賢愚の別なくみんな口をそろえてそういう結論になる。
ここで紹介した映画も、すべてそういう結論になっている。
なんじゃそらそら!
夢から覚めることが、単にまた最悪の現実に戻って全力でのめり込むことなんかであるはずないだろう。
ちょっと冷静に考えたらわかりそうなもんだろうに。
頭で考えるだけでブッダ直説の修行ができない輩の、あつかましい自己正当化に過ぎない。
「目覚める」とはそんなことではない。
ブッダの教えをよくよく聞けば、
「目覚める」の真の意味がきっとわかる。
古今東西の様々な哲学と宗教は、貪瞋痴に苦しみながら貪瞋痴に夢中の人間が背に腹は代えられぬ必要からついた大嘘の百家争鳴に過ぎない。

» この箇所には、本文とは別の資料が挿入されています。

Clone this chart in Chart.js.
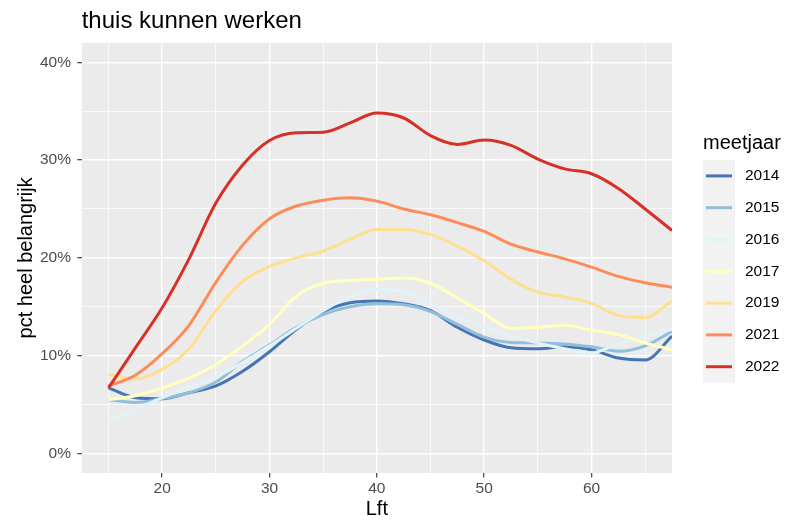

現代のように理性が尊ばれ、科学が発達し、合理的思考が興隆を極める時代になっても、なお依然として大多数の人々は、この種の嘘を求めている。
そのため、昔は思想家も単純で、嘘と気づかずついていた嘘が、今は、嘘と百も承知で、未熟な客のニーズに合わせてチープな劣化コピー商品を提供する怪しげな商売になっている。
曰く、
あなたは、ありのままでいいんですよ。そのままで救われています。あなたはとっくに悟っています。あなたは永遠不滅の魂で、けっして死にません。すべてはうまくいっていて、あなたのどんな願いも、すでにかなっています。
何の問題もないと今すぐ気づいてください。
それだけでAll OKなんですよ。
みたいな。
自分が聞きたいこと、言ってほしいことを、
ただ見透かして言ってるだけの人たらしを受け入れる。
言うほうも言うほうなら聞くほうも聞くほうだ。
加害者被害者の関係じゃなく、一種の相互依存・共犯関係で、
こういうのを割れ鍋に綴じ蓋と称す。
生きがいも悟りも救いも神も仏も、まるで100均で買えるありふれた商品のように、街頭で受け取るポケットティッシュのように、世間にネットにあふれかえっている。
なんと悲惨なことだろう。
(バートランド・ラッセル「宗教は文明に有益な貢献をなしたか」大竹 勝訳)
より引用させていただきます。
この苦痛の多い世界で、万事このうえなくうまく行っていると信じているひとは、彼の倫理的な価値をそこなわずにおることはできない。それは、常に、苦痛とみじめさとに言いわけをしなければならないからである。
(引用終)
長年馴れ親しんだ生活と社会の無意味さに気づいたら、
在家の出家をする必要がある。
具体的には
「今ここに気づく」ヴィッパッサナーの専心実行だ。
この決意ができないなら、
「コネチカットにさよならを」
のデイヴィッドがそうだったように、
無意味な生活と社会に、あらためて馴合う以外の選択肢はない。